▶ **Goal**
Retype, please, the listing from its opening line through the line that contains "(future) at (1042,1220)", both included, without the pictures.
::::::::
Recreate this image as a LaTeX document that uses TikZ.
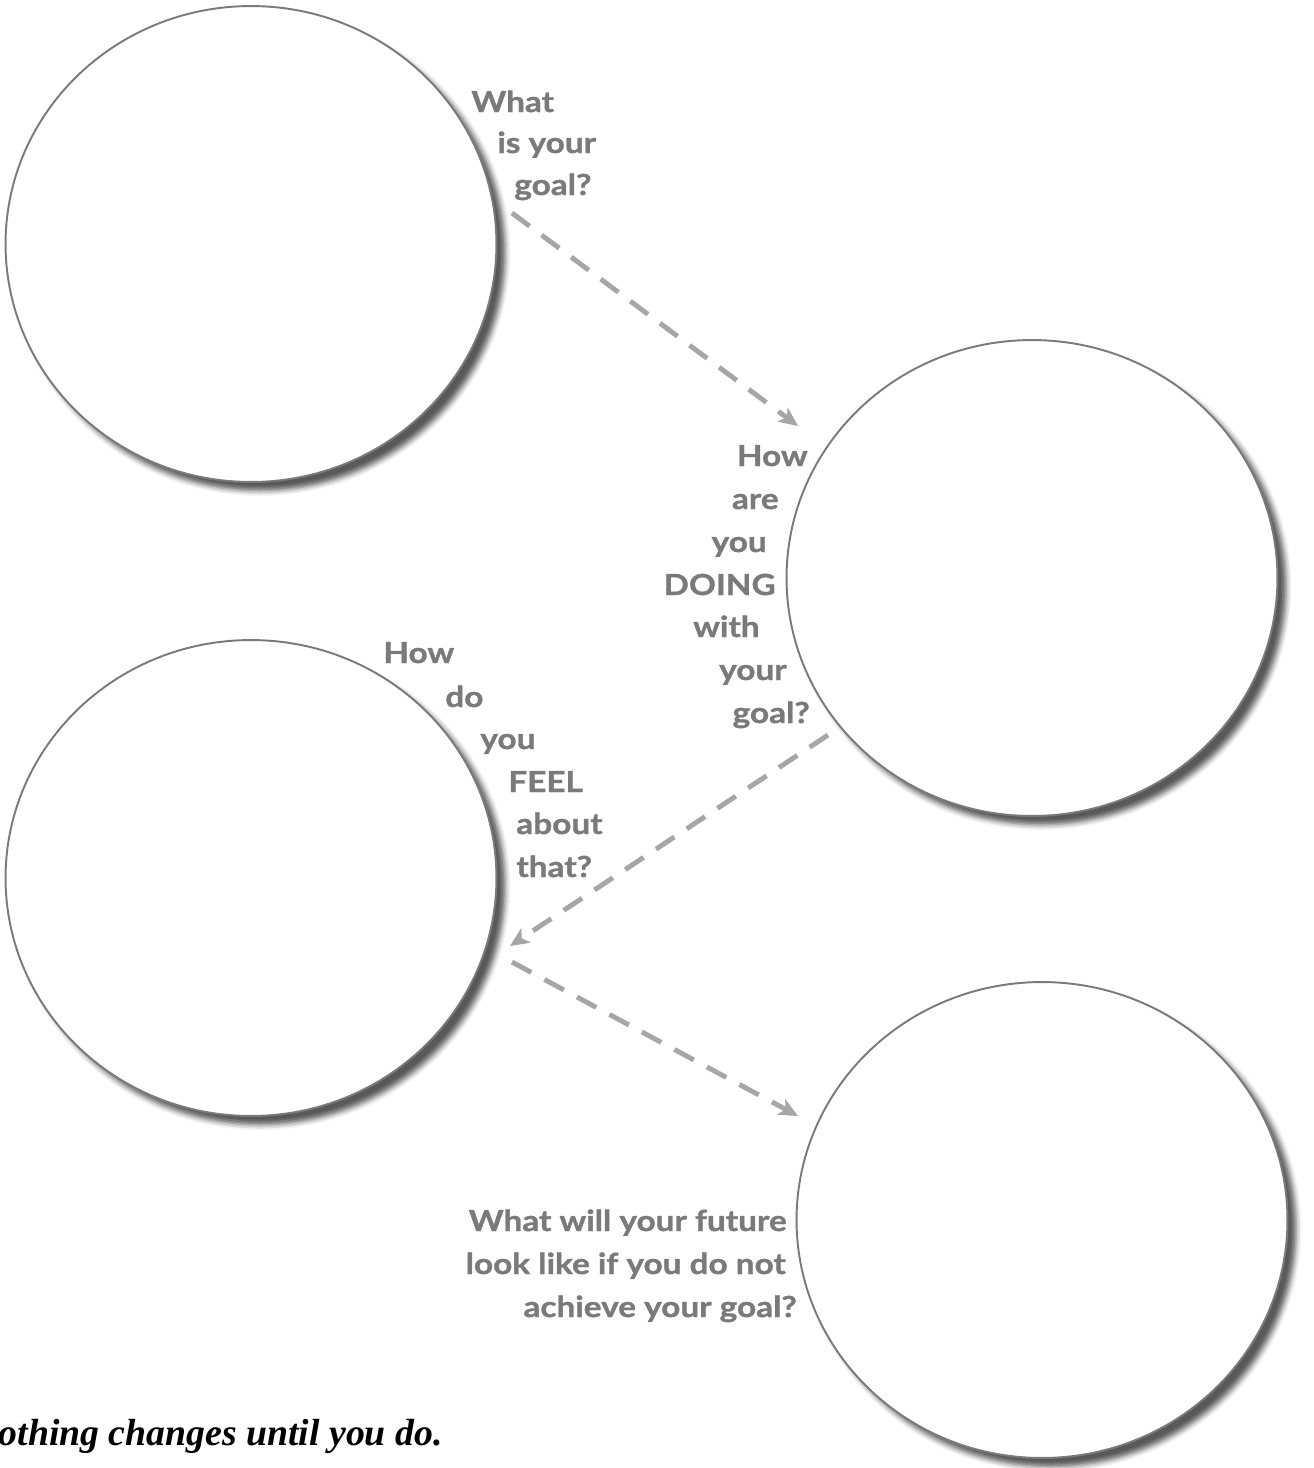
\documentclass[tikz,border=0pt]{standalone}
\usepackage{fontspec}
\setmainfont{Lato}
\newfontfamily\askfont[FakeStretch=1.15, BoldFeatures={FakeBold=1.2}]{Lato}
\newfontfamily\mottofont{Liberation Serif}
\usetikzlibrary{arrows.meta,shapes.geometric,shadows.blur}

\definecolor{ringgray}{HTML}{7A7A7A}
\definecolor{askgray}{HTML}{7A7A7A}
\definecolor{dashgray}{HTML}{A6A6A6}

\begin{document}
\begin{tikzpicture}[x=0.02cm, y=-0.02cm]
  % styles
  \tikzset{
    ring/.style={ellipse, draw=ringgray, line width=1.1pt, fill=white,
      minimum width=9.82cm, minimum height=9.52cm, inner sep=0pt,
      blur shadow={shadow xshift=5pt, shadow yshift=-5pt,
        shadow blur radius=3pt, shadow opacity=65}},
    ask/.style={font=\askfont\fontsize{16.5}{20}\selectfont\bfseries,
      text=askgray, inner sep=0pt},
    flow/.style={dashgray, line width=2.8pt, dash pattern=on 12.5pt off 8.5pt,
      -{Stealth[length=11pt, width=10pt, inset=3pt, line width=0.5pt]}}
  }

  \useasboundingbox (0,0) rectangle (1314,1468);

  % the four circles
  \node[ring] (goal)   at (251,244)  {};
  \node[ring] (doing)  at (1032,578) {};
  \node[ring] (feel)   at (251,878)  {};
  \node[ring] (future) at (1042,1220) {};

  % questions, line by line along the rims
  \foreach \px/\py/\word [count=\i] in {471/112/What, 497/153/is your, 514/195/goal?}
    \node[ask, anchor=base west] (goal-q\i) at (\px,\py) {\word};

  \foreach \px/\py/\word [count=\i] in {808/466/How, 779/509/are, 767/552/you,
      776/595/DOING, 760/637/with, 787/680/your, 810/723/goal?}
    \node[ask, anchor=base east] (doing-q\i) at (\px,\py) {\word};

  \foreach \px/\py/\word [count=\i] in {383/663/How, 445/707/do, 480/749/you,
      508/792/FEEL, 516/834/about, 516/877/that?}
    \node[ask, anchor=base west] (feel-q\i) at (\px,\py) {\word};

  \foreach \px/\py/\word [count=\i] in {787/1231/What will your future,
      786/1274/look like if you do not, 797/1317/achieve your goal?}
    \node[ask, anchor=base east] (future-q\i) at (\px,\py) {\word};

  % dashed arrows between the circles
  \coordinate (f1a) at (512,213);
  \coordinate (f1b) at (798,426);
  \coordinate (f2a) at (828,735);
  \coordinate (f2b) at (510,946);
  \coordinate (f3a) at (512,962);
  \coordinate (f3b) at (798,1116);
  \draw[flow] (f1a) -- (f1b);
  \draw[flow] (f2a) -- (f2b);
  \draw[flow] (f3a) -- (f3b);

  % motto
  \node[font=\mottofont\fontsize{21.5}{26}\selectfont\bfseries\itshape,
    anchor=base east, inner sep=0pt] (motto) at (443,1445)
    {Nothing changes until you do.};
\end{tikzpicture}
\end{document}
::::::::
▶ **Answer for this exercise**
Recreate this image as a LaTeX document that uses TikZ.
\documentclass[tikz,border=0pt]{standalone}
\usepackage{fontspec}
\setmainfont{Lato}
\newfontfamily\askfont[FakeStretch=1.15, BoldFeatures={FakeBold=1.2}]{Lato}
\newfontfamily\mottofont{Liberation Serif}
\usetikzlibrary{arrows.meta,shapes.geometric,shadows.blur}

\definecolor{ringgray}{HTML}{7A7A7A}
\definecolor{askgray}{HTML}{7A7A7A}
\definecolor{dashgray}{HTML}{A6A6A6}

\begin{document}
\begin{tikzpicture}[x=0.02cm, y=-0.02cm]
  % styles
  \tikzset{
    ring/.style={ellipse, draw=ringgray, line width=1.1pt, fill=white,
      minimum width=9.82cm, minimum height=9.52cm, inner sep=0pt,
      blur shadow={shadow xshift=5pt, shadow yshift=-5pt,
        shadow blur radius=3pt, shadow opacity=65}},
    ask/.style={font=\askfont\fontsize{16.5}{20}\selectfont\bfseries,
      text=askgray, inner sep=0pt},
    flow/.style={dashgray, line width=2.8pt, dash pattern=on 12.5pt off 8.5pt,
      -{Stealth[length=11pt, width=10pt, inset=3pt, line width=0.5pt]}}
  }

  \useasboundingbox (0,0) rectangle (1314,1468);

  % the four circles
  \node[ring] (goal)   at (251,244)  {};
  \node[ring] (doing)  at (1032,578) {};
  \node[ring] (feel)   at (251,878)  {};
  \node[ring] (future) at (1042,1220) {};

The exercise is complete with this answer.